Also, a few files are always written to the &PH& directory and they also contain the above data.

We are banging our heads on this, and want to know if anyone has seen this? Any ideas of where to look for the issue, logs or parameters that might help us figure out why this is stalling? Any thoughts or comments or ideas on how to trouble shoot this would be so helpful, thanks in advance for your comments or suggestions! - Beth
chulett
Charter Member
Charter Member
Posts: 43085
Joined: Tue Nov 12, 2002 4:34 pm
Location: Denver, CO

Post by chulett »

Welcome!

First I want to note that I've edited your post to replace all occurrences of "sequential job" with "sequence job" as that is the proper terminology. Secondly, which part of the process "stalls" - the parallel job? What do you do in that case, kill it? And does that also abort the Sequence job? Wondering why you are resetting it. Also curious what errors, if any, are in the Parallel job's log?
-craig

"You can never have too many knives" -- Logan Nine Fingers
eanolan
Premium Member
Premium Member
Posts: 4
Joined: Thu Aug 13, 2015 9:23 am

Post by eanolan »

Hi, thanks for editing that for clarity.

Secondly, which part of the process "stalls" - the parallel job? -- The job stalls in completing processing the file. The Sequence job and parallel sit at a status of running for hours and after we monitor the files in the output and see that neither the output file or exception file are growing, and no calls are being made to the back-end from the webservice we stop the job.

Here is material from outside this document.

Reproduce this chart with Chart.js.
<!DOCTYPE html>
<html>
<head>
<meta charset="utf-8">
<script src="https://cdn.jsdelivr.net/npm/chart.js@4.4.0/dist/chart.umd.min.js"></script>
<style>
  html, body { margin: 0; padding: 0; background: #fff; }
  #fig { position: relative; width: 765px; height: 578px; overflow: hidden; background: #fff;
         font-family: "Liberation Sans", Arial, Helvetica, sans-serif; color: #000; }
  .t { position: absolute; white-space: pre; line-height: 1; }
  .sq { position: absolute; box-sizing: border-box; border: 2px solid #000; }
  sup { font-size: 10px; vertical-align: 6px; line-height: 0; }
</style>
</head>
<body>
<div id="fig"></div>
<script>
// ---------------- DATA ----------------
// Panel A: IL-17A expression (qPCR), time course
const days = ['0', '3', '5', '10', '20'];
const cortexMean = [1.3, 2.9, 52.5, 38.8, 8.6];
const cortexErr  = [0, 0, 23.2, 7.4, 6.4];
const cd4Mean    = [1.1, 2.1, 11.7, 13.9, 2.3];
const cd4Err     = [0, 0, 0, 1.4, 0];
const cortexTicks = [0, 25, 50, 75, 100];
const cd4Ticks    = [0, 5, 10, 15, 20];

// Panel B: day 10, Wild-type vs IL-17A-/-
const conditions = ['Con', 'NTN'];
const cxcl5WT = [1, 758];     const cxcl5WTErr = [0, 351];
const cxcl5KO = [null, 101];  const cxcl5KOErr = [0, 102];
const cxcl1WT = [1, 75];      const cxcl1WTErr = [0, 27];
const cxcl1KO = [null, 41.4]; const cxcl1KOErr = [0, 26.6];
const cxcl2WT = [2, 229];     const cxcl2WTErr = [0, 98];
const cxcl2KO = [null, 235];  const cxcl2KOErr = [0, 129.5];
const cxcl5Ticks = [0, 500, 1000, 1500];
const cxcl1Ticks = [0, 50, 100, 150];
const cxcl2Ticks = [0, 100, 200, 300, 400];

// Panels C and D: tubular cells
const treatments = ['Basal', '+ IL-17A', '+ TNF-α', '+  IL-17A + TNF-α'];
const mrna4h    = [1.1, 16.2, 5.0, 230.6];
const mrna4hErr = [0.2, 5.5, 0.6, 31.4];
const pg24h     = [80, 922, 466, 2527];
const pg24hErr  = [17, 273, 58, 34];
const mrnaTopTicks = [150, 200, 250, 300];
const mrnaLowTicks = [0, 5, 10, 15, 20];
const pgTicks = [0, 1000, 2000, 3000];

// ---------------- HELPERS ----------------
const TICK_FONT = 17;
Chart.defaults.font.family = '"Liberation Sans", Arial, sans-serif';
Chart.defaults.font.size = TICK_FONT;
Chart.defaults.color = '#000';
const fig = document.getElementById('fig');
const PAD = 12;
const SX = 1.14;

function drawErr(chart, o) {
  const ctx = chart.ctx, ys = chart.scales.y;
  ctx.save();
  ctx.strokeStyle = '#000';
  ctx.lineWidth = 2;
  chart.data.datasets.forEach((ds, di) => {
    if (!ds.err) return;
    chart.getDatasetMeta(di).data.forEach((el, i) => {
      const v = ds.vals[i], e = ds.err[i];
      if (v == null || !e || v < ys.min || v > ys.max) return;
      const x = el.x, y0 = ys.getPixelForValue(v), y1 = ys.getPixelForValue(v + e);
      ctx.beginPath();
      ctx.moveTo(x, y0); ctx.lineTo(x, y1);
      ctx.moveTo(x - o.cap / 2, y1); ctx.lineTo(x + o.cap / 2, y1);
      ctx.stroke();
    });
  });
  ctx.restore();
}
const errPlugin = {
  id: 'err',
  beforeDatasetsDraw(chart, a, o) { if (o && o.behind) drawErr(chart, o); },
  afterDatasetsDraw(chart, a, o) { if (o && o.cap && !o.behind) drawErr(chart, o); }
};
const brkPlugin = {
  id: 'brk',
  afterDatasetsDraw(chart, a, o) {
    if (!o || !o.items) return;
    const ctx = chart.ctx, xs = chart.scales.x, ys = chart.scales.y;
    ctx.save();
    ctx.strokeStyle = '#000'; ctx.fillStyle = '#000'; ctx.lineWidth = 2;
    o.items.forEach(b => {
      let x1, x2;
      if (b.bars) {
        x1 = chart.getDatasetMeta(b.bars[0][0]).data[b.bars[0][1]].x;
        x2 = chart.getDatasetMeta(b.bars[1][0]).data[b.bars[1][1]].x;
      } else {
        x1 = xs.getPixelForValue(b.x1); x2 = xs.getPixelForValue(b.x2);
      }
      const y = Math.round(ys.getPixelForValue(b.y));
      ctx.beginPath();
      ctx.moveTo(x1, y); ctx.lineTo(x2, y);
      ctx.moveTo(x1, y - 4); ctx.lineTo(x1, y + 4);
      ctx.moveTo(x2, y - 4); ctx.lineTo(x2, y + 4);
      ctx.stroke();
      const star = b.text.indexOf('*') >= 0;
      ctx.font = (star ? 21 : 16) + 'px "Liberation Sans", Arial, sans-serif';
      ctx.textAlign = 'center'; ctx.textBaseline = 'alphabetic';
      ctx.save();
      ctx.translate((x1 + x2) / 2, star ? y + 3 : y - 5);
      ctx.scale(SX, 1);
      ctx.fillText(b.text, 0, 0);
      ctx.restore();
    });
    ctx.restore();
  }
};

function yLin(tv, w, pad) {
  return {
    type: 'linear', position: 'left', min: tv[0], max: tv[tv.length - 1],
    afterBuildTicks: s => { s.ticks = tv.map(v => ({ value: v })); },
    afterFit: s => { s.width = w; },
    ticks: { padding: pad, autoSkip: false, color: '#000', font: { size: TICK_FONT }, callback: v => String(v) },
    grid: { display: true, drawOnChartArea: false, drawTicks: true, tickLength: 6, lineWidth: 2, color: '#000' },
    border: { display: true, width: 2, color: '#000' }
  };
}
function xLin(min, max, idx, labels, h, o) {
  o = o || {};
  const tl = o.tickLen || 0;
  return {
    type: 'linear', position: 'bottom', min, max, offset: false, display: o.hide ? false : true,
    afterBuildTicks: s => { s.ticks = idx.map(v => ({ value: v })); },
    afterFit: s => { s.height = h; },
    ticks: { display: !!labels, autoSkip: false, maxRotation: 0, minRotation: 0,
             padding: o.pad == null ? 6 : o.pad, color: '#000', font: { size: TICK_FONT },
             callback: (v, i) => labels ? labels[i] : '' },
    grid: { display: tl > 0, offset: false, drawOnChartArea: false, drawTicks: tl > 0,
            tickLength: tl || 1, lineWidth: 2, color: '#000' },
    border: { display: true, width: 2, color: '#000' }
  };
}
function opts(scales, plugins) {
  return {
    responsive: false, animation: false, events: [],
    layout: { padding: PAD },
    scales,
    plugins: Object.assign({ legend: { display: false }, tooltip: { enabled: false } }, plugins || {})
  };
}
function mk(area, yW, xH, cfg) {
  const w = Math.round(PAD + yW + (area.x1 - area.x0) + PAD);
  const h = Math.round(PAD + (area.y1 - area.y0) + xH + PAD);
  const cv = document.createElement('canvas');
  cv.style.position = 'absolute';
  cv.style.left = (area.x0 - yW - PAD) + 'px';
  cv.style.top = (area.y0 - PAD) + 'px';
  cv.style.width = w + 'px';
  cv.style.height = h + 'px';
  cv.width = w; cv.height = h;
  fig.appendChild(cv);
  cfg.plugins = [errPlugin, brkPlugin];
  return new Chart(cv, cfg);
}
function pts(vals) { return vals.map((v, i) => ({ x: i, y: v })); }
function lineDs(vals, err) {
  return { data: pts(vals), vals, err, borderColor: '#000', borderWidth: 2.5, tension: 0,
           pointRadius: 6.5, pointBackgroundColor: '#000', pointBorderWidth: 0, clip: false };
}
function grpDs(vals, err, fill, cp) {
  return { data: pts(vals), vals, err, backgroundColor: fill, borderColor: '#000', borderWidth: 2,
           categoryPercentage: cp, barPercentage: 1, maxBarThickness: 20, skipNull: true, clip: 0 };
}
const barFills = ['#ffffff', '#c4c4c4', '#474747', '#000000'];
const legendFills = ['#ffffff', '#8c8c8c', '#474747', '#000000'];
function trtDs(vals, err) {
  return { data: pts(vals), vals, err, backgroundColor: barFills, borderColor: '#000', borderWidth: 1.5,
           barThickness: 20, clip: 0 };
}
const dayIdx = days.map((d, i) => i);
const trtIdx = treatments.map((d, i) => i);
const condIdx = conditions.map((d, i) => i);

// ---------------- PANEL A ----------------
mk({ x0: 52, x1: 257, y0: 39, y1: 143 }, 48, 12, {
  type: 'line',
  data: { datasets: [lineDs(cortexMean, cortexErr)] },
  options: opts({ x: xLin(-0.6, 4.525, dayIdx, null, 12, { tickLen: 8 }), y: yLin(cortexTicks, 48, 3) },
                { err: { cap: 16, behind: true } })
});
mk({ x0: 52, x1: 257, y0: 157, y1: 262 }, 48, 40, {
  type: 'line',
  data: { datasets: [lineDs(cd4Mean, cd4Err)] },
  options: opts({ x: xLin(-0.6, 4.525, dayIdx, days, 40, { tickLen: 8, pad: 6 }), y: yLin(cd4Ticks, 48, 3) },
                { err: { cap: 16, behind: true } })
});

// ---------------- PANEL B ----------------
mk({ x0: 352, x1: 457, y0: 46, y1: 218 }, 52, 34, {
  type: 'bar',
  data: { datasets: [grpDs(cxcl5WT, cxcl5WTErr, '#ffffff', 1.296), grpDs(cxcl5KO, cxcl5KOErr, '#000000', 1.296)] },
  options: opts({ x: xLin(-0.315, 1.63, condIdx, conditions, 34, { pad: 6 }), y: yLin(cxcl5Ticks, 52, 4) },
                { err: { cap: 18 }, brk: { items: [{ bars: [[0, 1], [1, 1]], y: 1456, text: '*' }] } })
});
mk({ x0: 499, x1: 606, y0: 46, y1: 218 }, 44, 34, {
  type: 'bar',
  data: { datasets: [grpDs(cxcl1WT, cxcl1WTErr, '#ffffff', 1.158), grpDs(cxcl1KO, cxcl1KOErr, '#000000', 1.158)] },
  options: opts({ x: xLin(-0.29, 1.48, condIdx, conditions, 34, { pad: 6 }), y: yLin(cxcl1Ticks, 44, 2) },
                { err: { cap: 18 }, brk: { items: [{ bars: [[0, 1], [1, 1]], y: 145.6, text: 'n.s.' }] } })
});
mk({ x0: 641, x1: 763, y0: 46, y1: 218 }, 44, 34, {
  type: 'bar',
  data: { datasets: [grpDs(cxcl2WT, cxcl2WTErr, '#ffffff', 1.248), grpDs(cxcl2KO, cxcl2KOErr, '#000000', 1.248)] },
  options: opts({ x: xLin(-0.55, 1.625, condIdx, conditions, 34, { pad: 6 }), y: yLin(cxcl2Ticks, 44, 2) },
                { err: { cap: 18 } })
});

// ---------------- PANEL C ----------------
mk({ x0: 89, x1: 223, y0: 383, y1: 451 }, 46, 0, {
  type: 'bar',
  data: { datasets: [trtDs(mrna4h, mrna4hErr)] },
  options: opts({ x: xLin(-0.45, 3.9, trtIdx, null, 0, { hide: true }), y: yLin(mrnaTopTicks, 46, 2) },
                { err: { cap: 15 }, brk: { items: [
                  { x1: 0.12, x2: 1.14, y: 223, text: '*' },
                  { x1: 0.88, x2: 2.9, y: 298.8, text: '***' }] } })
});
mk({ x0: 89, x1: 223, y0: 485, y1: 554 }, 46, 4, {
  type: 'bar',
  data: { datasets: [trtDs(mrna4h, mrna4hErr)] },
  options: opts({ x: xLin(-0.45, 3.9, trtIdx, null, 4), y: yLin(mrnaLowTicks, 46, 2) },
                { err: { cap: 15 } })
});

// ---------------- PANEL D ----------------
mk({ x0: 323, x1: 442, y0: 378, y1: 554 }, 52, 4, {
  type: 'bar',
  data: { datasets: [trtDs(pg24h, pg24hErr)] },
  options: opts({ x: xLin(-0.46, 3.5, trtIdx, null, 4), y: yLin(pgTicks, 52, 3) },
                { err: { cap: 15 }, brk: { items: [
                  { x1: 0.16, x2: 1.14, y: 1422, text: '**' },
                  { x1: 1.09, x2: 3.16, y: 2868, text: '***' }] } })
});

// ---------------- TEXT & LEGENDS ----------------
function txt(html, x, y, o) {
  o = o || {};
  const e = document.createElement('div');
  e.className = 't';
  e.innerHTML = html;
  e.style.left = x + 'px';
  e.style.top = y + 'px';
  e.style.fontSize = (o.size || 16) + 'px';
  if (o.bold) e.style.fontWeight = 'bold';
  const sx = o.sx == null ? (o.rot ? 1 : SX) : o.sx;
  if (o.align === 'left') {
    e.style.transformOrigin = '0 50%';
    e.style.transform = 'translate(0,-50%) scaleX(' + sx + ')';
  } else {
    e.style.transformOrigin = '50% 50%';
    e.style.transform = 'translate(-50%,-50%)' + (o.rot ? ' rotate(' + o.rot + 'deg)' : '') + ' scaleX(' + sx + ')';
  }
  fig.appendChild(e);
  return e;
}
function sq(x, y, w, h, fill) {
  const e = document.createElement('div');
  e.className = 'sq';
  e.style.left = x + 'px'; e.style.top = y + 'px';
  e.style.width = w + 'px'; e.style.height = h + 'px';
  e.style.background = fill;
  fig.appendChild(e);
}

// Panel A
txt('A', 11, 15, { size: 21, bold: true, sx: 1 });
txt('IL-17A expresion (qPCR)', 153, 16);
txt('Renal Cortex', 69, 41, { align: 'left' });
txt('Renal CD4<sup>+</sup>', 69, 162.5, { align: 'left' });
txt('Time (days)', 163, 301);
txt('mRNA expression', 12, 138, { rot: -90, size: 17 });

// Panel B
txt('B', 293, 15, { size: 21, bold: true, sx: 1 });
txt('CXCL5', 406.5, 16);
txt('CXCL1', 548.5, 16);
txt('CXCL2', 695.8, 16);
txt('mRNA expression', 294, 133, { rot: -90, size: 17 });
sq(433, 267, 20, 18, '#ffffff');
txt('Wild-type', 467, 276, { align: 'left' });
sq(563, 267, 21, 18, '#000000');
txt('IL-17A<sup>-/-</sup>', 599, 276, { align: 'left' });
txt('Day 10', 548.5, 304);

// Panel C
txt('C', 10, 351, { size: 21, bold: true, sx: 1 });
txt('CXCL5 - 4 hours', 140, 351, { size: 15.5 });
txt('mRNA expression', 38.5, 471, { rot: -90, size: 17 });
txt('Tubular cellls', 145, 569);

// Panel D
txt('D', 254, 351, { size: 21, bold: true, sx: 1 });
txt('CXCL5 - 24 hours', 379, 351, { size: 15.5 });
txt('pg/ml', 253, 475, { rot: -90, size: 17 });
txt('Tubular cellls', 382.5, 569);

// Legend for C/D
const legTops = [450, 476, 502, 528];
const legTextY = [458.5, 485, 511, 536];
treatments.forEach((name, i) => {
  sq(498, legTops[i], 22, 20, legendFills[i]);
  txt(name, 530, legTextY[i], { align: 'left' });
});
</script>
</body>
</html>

What do you do in that case, kill it? Yes we reset to get the from prevoius run and then recompile the jobs

And does that also abort the Sequence job? We stop the sequence job first and that aborts the parallel job

Wondering why you are resetting it -- we reset because we can see from monitoring that nothing is actually running even though the job status says running

Also curious what errors, if any, are in the Parallel job's log? No errors that is what is driving me crazy. It just acts as if it's running no warnings, no errors, and unfortunately parallel jobs don't have the from previous run

Thanks!
chulett
Charter Member
Charter Member
Posts: 43085
Joined: Tue Nov 12, 2002 4:34 pm
Location: Denver, CO

Post by chulett »

First I'd suggest you not worry about the Sequence job and its phantoms at the moment. It is waiting for the Parallel job to complete so that's normal behaviour. Concentrate on the Parallel job... and my first suspicion would fall on the webservice call, especially since it seems to be volume related. Are you certain that the service you are calling can handle large volumes or a large number of continuous calls to it? Hopefully others can chime in on ways to determine or help test that.

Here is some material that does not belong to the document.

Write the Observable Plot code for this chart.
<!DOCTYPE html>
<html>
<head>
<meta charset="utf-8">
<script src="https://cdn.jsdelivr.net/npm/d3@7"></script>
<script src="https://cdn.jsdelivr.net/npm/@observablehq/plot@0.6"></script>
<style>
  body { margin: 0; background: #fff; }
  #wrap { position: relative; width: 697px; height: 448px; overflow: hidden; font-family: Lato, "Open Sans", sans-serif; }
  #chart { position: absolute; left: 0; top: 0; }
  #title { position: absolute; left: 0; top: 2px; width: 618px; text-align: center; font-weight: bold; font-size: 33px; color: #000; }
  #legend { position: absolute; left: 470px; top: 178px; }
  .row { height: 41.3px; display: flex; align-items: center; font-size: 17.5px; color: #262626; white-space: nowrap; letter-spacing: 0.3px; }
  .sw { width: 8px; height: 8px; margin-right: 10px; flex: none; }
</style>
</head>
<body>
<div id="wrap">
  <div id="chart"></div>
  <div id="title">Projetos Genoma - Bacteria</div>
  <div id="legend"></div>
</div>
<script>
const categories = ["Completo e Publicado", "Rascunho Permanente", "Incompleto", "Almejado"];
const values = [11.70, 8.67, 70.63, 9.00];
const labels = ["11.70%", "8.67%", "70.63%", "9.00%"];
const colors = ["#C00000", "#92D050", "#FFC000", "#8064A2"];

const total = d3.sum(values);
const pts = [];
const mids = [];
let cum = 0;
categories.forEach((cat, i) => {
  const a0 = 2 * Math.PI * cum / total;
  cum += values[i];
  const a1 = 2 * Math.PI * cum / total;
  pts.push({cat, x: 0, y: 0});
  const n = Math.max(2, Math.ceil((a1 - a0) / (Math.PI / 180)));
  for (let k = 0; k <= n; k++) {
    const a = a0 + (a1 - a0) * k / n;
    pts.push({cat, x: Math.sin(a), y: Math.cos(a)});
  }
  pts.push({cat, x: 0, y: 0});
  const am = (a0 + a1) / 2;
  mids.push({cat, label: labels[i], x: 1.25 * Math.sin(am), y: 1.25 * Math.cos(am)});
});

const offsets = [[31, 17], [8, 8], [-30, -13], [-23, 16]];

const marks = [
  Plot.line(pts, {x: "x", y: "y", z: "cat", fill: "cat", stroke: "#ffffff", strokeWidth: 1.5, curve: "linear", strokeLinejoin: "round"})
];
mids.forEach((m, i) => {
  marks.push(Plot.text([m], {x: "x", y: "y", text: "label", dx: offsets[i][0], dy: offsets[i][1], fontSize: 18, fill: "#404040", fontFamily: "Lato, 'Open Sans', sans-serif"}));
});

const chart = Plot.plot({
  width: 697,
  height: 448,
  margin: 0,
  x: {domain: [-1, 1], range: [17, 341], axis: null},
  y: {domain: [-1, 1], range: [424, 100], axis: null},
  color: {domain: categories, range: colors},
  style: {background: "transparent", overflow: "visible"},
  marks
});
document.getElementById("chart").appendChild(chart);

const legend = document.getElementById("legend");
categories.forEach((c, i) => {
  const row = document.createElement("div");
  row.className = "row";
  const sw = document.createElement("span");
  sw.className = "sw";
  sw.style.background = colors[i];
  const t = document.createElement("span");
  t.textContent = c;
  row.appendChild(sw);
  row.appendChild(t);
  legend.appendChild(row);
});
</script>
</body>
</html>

Also I don't recall ever seeing a need to recompile anything in Production, resetting after an abort should be sufficient... or have you found something that requires you to recompile them? More of a curiosity than anything.
-craig

"You can never have too many knives" -- Logan Nine Fingers
eanolan
Premium Member
Premium Member
Posts: 4
Joined: Thu Aug 13, 2015 9:23 am

Post by eanolan »

Just wanted to put a solution in this post as it maybe helpful to others.

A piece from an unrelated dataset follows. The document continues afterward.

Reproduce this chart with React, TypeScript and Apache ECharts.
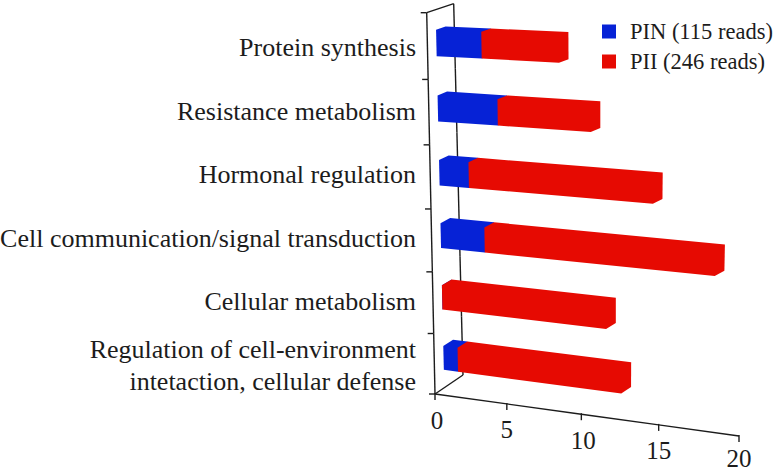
import React, { useEffect, useRef } from "react";
import * as echarts from "echarts";

const categories = [
  "Protein synthesis",
  "Resistance metabolism",
  "Hormonal regulation",
  "Cell communication/signal transduction",
  "Cellular metabolism",
  "Regulation of cell-environment\nintetaction, cellular defense",
];
const pinValues = [3, 4, 2, 3, 0, 1];
const piiValues = [5, 6, 11.9, 14.75, 11, 11];
const xTicks = [0, 5, 10, 15, 20];
const FONT = '"Liberation Serif", "Times New Roman", serif';
const BLUE = "#0622D6";
const RED = "#E60A02";
const INK = "#1c1c1c";

const GRID = { left: 435, top: 16, width: 304, height: 381 };
const Q = { tl: [426.7, 12.7], tr: [750, 26], br: [739, 436], bl: [435, 394] };

function makeH() {
  const [x0, y0] = Q.tl, [x1, y1] = Q.tr, [x2, y2] = Q.br, [x3, y3] = Q.bl;
  const dx1 = x1 - x2, dx2 = x3 - x2, sx = x0 - x1 + x2 - x3;
  const dy1 = y1 - y2, dy2 = y3 - y2, sy = y0 - y1 + y2 - y3;
  const det = dx1 * dy2 - dx2 * dy1;
  const g = (sx * dy2 - dx2 * sy) / det;
  const h = (dx1 * sy - sx * dy1) / det;
  const a = x1 - x0 + g * x1, b = x3 - x0 + h * x3, c = x0;
  const d = y1 - y0 + g * y1, e = y3 - y0 + h * y3, f = y0;
  return (u: number, v: number) => {
    const w = g * u + h * v + 1;
    return [(a * u + b * v + c) / w, (d * u + e * v + f) / w];
  };
}
const H = makeH();

// grid pixel -> tilted picture, z is the depth of the box (0 front wall, 1 back wall)
function project(px: number, py: number, z = 0) {
  const u = (px - GRID.left) / GRID.width;
  const v = (py - GRID.top) / GRID.height;
  const p = H(u, v);
  return [p[0] + z * (27 + v), p[1] - z * (9 + 10 * v)];
}

const Z0 = 0.33;
const Z1 = 0.68;

function barItem(color: string) {
  return (_: any, api: any) => {
    const idx = api.value(0);
    const a = api.coord([api.value(1), idx]);
    const b = api.coord([api.value(2), idx]);
    const band = api.size([0, 1])[1];
    const t = a[1] - band * 0.2;
    const m = a[1] + band * 0.2;
    return {
      type: "polygon",
      shape: {
        points: [
          project(a[0], m, Z0),
          project(a[0], t, Z0),
          project(a[0], t, Z1),
          project(b[0], t, Z1),
          project(b[0], m, Z1),
          project(b[0], m, Z0),
        ],
      },
      style: { fill: color },
    };
  };
}

const line = (p: number[], q: number[]) => ({
  type: "line",
  shape: { x1: p[0], y1: p[1], x2: q[0], y2: q[1] },
  style: { stroke: INK, lineWidth: 1.4 },
});

function frameItem(_: any, api: any) {
  const i = api.value(0);
  const top = GRID.top, h = GRID.height, l = GRID.left;
  const y = top + (i / 6) * h;
  const p = project(l, y);
  const kids: any[] = [line([p[0] - 6, p[1]], p)];
  if (i < 6) {
    kids.push(line(project(l, y), project(l, top + ((i + 1) / 6) * h)));
    kids.push(line(project(l, y, 1), project(l, top + ((i + 1) / 6) * h, 1)));
  }
  if (i === 0 || i === 6) kids.push(line(project(l, y), project(l, y, 1)));
  return { type: "group", children: kids };
}

function tickItem(_: any, api: any) {
  const v = api.value(0);
  const c = api.coord([v, categories.length - 1]);
  const bottom = GRID.top + GRID.height;
  const p = project(c[0], bottom);
  const kids: any[] = [
    line([p[0], p[1] - 1], [p[0], p[1] + 6]),
    {
      type: "text",
      style: {
        x: p[0] + (v === 0 ? 2 : v === 10 ? 2 : 0),
        y: p[1] + (v === 20 ? 22 : 26),
        text: String(v),
        fill: INK,
        font: `25px ${FONT}`,
        lineHeight: 18,
        align: "center",
        verticalAlign: "middle",
      },
    },
  ];
  if (v < 20) {
    const c2 = api.coord([v + 5, 0]);
    kids.push(line(p, project(c2[0], bottom)));
  }
  return { type: "group", children: kids };
}

export default function App() {
  const ref = useRef<HTMLDivElement>(null);
  useEffect(() => {
    document.body.style.margin = "0";
    const chart = echarts.init(ref.current!, undefined, { renderer: "svg" });
    const pinData = pinValues.map((v, i) => [i, 0, v]);
    const piiData = piiValues.map((v, i) => [i, pinValues[i], pinValues[i] + v]);
    chart.setOption({
      animation: false,
      backgroundColor: "#fff",
      grid: { ...GRID, containLabel: false, outerBoundsMode: "none" },
      legend: {
        left: 602,
        top: 20,
        padding: 0,
        orient: "vertical",
        icon: "rect",
        itemWidth: 14,
        itemHeight: 14,
        itemGap: 7,
        selectedMode: false,
        textStyle: { fontFamily: FONT, fontSize: 22.5, color: INK, padding: [0, 0, 0, 9] },
        data: ["PIN (115 reads)", "PII (246 reads)"],
      },
      xAxis: { type: "value", min: 0, max: 20, interval: 5, show: false },
      yAxis: {
        type: "category",
        inverse: true,
        data: categories,
        axisLine: { show: false },
        axisTick: { show: false },
        axisLabel: {
          margin: 19,
          fontFamily: FONT,
          fontSize: 26,
          lineHeight: 32,
          color: INK,
          align: "right",
        },
      },
      series: [
        {
          type: "custom",
          name: "frame",
          coordinateSystem: "cartesian2d",
          renderItem: frameItem,
          data: [0, 1, 2, 3, 4, 5, 6].map((i) => [i]),
          encode: { x: -1, y: -1 },
          silent: true,
        },
        {
          type: "custom",
          name: "ticks",
          coordinateSystem: "cartesian2d",
          renderItem: tickItem,
          data: xTicks.map((v) => [v]),
          encode: { x: 0, y: -1 },
          silent: true,
        },
        {
          type: "custom",
          name: "PIN (115 reads)",
          renderItem: barItem(BLUE),
          itemStyle: { color: BLUE },
          data: pinData,
          encode: { x: [1, 2], y: 0 },
          silent: true,
        },
        {
          type: "custom",
          name: "PII (246 reads)",
          renderItem: barItem(RED),
          itemStyle: { color: RED },
          data: piiData,
          encode: { x: [1, 2], y: 0 },
          silent: true,
        },
      ],
    });
    return () => chart.dispose();
  }, []);
  return <div ref={ref} style={{ width: 774, height: 471 }} />;
}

I need to elaborate on all the symptoms that we were seeing. We had a unix script running to kick off the job when a file was found in a dir for processing.

If the job was set to finished and the script kicked off we were getting the warning in the logs of "Attempting to Cleanup after ABORT raised in job ..."

And this logging would repeat until the job was compiled. Once it was compiled and the script fired off then the job would kikc off as expected.
The reptitive phantom loggings were a symptom of the abort issue.

What we found and corrected was:

The issue occured when a sequence job was finished as a user and then the dsjob was kicked off via a script with an admin account. Although, the admin account should have power user rights and over ride the user account it was not happening. And since the job was finished as the user the admin account could not start the job.

Once the job was set to finished by the admin account then the job would fire off.

Bascially what it came down to was permissions. So if you are getting an Abort wasrning in a sequence job, try making sure that sequence job is being run with an admin account.
chulett
Charter Member
Charter Member
Posts: 43085
Joined: Tue Nov 12, 2002 4:34 pm
Location: Denver, CO

Post by chulett »

Thanks for coming back and posting the resolution.
-craig

"You can never have too many knives" -- Logan Nine Fingers
Post Reply